Adding New Methods, Functions, and Classes

While adding code to SciPy is in most cases quite straight forward, there are a few places where that is not the case. This document contains detailed information on some specific situations where it may not be clear from the outset what is involved in the task.

Adding A New Statistics Distribution

For hundreds of years statisticians, mathematicians and scientists have needed to understand, analyze and model data. This has led to a plethora of statisics distributions, many of which are related to others. Modeling of new types of data continues to give rise to new distributions, as does theoretical considerations being applied to new disciplines. SciPy models about a dozen discrete distributions Discrete Statistical Distributions and 100 continuous distributions Continuous Statistical Distributions.

To add a new distribution, a good reference is needed. Scipy typically uses [JKB] as its gold standard, with WikipediaDistributions articles often providing some extra details and/or graphical plots.

How to create a new continuous distribution

There are a few steps to be done to add a continuous distribution to SciPy. (Adding a discrete distribution is similar). We’ll use the fictitious “Squirrel” distribution in the instructions below.

Before Implementation

  1. See if Squirrel has already been implemented–that saves a lot of effort!

    • It may have been implemented with a different name.

    • It may have been implemented with a different parameterization (shape parameters).

    • It may be a specialization of a more general family of distributions.

    It is very common for multiple disciplines to discover/rediscover a distribution (or a specialization or different parameterization). There are a few existing SciPy distributions which are specializations of other distributions. E.g. The scipy.stats.arcsine distribution is a specialization of the scipy.stats.beta distribution. These duplications exist for (very!) historical and widespread usage reasons. At this time, adding new specializations/reparametrizations of existing distributions to SciPy is not supported, mainly due to the increase in user confusion resulting from such additions.

  2. Create a SciPy Issue on github, listing the distribution, references and reasons for its inclusion.

Implementation

  1. Find an already existing distribution similar to Squirrel. Use its code as a template for Squirrel.

  2. Read the docstring for class rv_continuous in scipy/stats/_distn_infrastructure.py.

  3. Write the new code for class squirrel_gen and insert it into scipy/stats/_continuous_distns.py, which is in (mostly) alphabetical order by distribution name.

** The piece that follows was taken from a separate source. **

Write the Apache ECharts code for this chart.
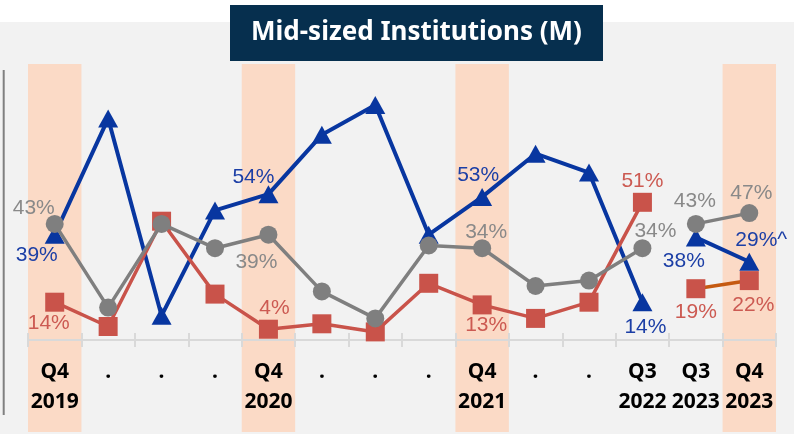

  4. Does the distribution have infinite support? If not, left and/or right endpoints a, b need to be specified in the call to squirrel_gen(name='squirrel', a=?, b=?).

  5. If the support depends upon the shape parameters, squirrel_gen._get_support() needs to be implemented.

  6. The default inherited _argcheck() implementation checks that the shape parameters are positive. Create a more appropriate implementation.

  7. If squirrel_gen.ppf() is expensive to compute relative to squirrel_gen.pdf(), consider setting the momtype in the call to squirrel_gen().

  8. If squirrel_gen.rvs() is expensive to compute, consider implementing a specific squirrel_gen._rvs().

  9. Add the name to the listing in the docstring of scipy/stats/__init__.py.

  10. Add the name and a good set of example shape parameters to the distcont list in scipy/stats/_distr_params.py. These shape parameters are used both for testing and automatic documentation generation.

  11. Add the name and an _invalid_ set of example shape parameters to the list in invdistcont, also in _distr_params.py. These shape parameters are also used for testing.

  12. Add a TestSquirrel class and any specific tests to scipy/stats/tests/test_distributions.py.

  13. Run and pass(!) the tests.

After Implementation

  1. Add a tutorial doc/source/tutorial/stats/continuous_squirrel.rst

  2. Add it to the listing of continuous distributions in doc/source/tutorial/stats/continuous.rst.

  3. Update the number of continuous distributions in the example code in doc/source/tutorial/stats.rst.

  4. Build the documentation successfully.

  5. Submit a PR.

References

JKB

Johnson, Kotz, and Balakrishnan, “Continuous Univariate Distributions, Volume 1”, Second Edition, John Wiley and Sons, p. 173 (1994).